# Lezioni d'amore/L'animale morente



## Old Rocknroll (12 Maggio 2009)

visto ieri. non ho letto il libro di Roth.
Mi è piaciuto molto, ma molto. Emozioni, sensazioni di deja vu, di vita vissuta. La commedia umana dei sentimenti, della vita, della morte. Con un Ben Kingsley strepitoso, comprimari altrettanto bravi. Stupenda colonna sonora. Perfetta fotografia. Insomma mi sono goduto due ore di grande cinema.
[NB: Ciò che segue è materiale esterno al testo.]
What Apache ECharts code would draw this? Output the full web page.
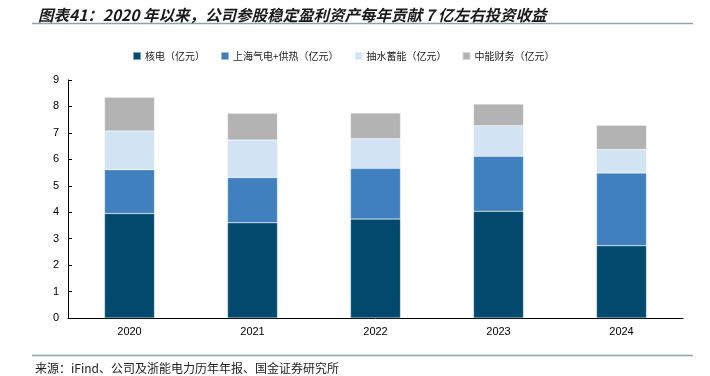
<!DOCTYPE html>
<html>
<head>
<meta charset="utf-8">
<script src="https://cdn.jsdelivr.net/npm/echarts@6/dist/echarts.min.js"></script>
<style>
html,body{margin:0;padding:0;background:#fff;}
#c{width:710px;height:376px;}
</style>
</head>
<body>
<div id="c"></div>
<script>
var categories = ['2020', '2021', '2022', '2023', '2024'];
var nuclear = [3.95, 3.60, 3.74, 4.04, 2.73];
var shanghaiGas = [1.66, 1.71, 1.92, 2.08, 2.75];
var pumpedHydro = [1.46, 1.42, 1.12, 1.15, 0.89];
var zhongnengFinance = [1.28, 1.01, 0.97, 0.82, 0.92];
var seriesNames = ['核电（亿元）', '上海气电+供热（亿元）', '抽水蓄能（亿元）', '中能财务（亿元）'];
var yTicks = [0, 1, 2, 3, 4, 5, 6, 7, 8, 9];
var colors = ['#014A6E', '#4180BE', '#D2E3F3', '#B3B3B3'];

var cjk = '"Noto Sans CJK SC", "Noto Sans", sans-serif';
var chart = echarts.init(document.getElementById('c'), null, {renderer: 'canvas'});

function mk(name, data, color) {
  return {
    name: name, type: 'bar', stack: 'total', data: data, barWidth: 50,
    itemStyle: {color: color, borderColor: 'rgba(255,255,255,0.5)', borderWidth: 0.5},
    emphasis: {disabled: true}
  };
}

chart.setOption({
  animation: false,
  color: colors,
  title: {
    text: '图表41：2020 年以来，公司参股稳定盈利资产每年贡献 7 亿左右投资收益',
    left: 33, top: 2,
    textStyle: {fontFamily: cjk, fontSize: 15.5, fontWeight: 'bold', fontStyle: 'italic', color: '#1a1a1a'}
  },
  legend: {
    data: seriesNames,
    left: 127, top: 46,
    icon: 'rect', itemWidth: 8, itemHeight: 8, itemGap: 15,
    textStyle: {fontFamily: cjk, fontSize: 10, color: '#222', padding: [0, 0, 0, -1]}
  },
  grid: {left: 68, right: 27, top: 80, bottom: 58},
  xAxis: {
    type: 'category', data: categories,
    axisLine: {lineStyle: {color: '#000', width: 1}},
    axisTick: {inside: true, length: 5, lineStyle: {color: '#000'}},
    axisLabel: {fontFamily: 'Liberation Sans, Arial, sans-serif', fontSize: 11, color: '#000', margin: 8}
  },
  yAxis: {
    type: 'value', min: yTicks[0], max: yTicks[yTicks.length - 1], interval: 1,
    axisLine: {show: true, lineStyle: {color: '#000', width: 1}},
    axisTick: {show: true, inside: true, length: 4, lineStyle: {color: '#000'}},
    splitLine: {show: false},
    axisLabel: {fontFamily: 'Liberation Sans, Arial, sans-serif', fontSize: 11, color: '#000', margin: 9}
  },
  series: [
    mk(seriesNames[0], nuclear, colors[0]),
    mk(seriesNames[1], shanghaiGas, colors[1]),
    mk(seriesNames[2], pumpedHydro, colors[2]),
    mk(seriesNames[3], zhongnengFinance, colors[3])
  ],
  graphic: [
    {type: 'line', shape: {x1: 32, y1: 23.5, x2: 693, y2: 23.5}, style: {stroke: '#8DA3B3', lineWidth: 1.5}},
    {type: 'line', shape: {x1: 32, y1: 355.5, x2: 693, y2: 355.5}, style: {stroke: '#8DA3B3', lineWidth: 1.5}},
    {type: 'text', left: 35, top: 362, style: {text: '来源：iFind、公司及浙能电力历年年报、国金证券研究所', fontFamily: cjk, fontSize: 12, fill: '#222'}}
  ]
});
</script>
</body>
</html>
Seguendo il suggerimento di una cara amica che adora Roth e che mi ha consigliato da tempo il libro, ora provvedo.


----------



## Old Asudem (12 Maggio 2009)

Rocknroll ha detto:


> visto ieri. non ho letto il libro di Roth.
> Mi è piaciuto molto, ma molto. Emozioni, sensazioni di deja vu, di vita vissuta. La commedia umana dei sentimenti, della vita, della morte. Con un Ben Kingsley strepitoso, comprimari altrettanto bravi. Stupenda colonna sonora. Perfetta fotografia. Insomma mi sono goduto due ore di grande cinema. Seguendo il suggerimento di una cara amica che adora Roth e che mi ha consigliato da tempo il libro, ora provvedo.


a me il libro era piaciuto abbastanza, non sapevo avessero fatto il film.
Roth dopo un po' mi stufa


----------



## brugola (12 Maggio 2009)

io l'animale morente non sono riuscita a finirlo.
peso da morire, come putroppo io trovo quasi tutti i libri di roth


----------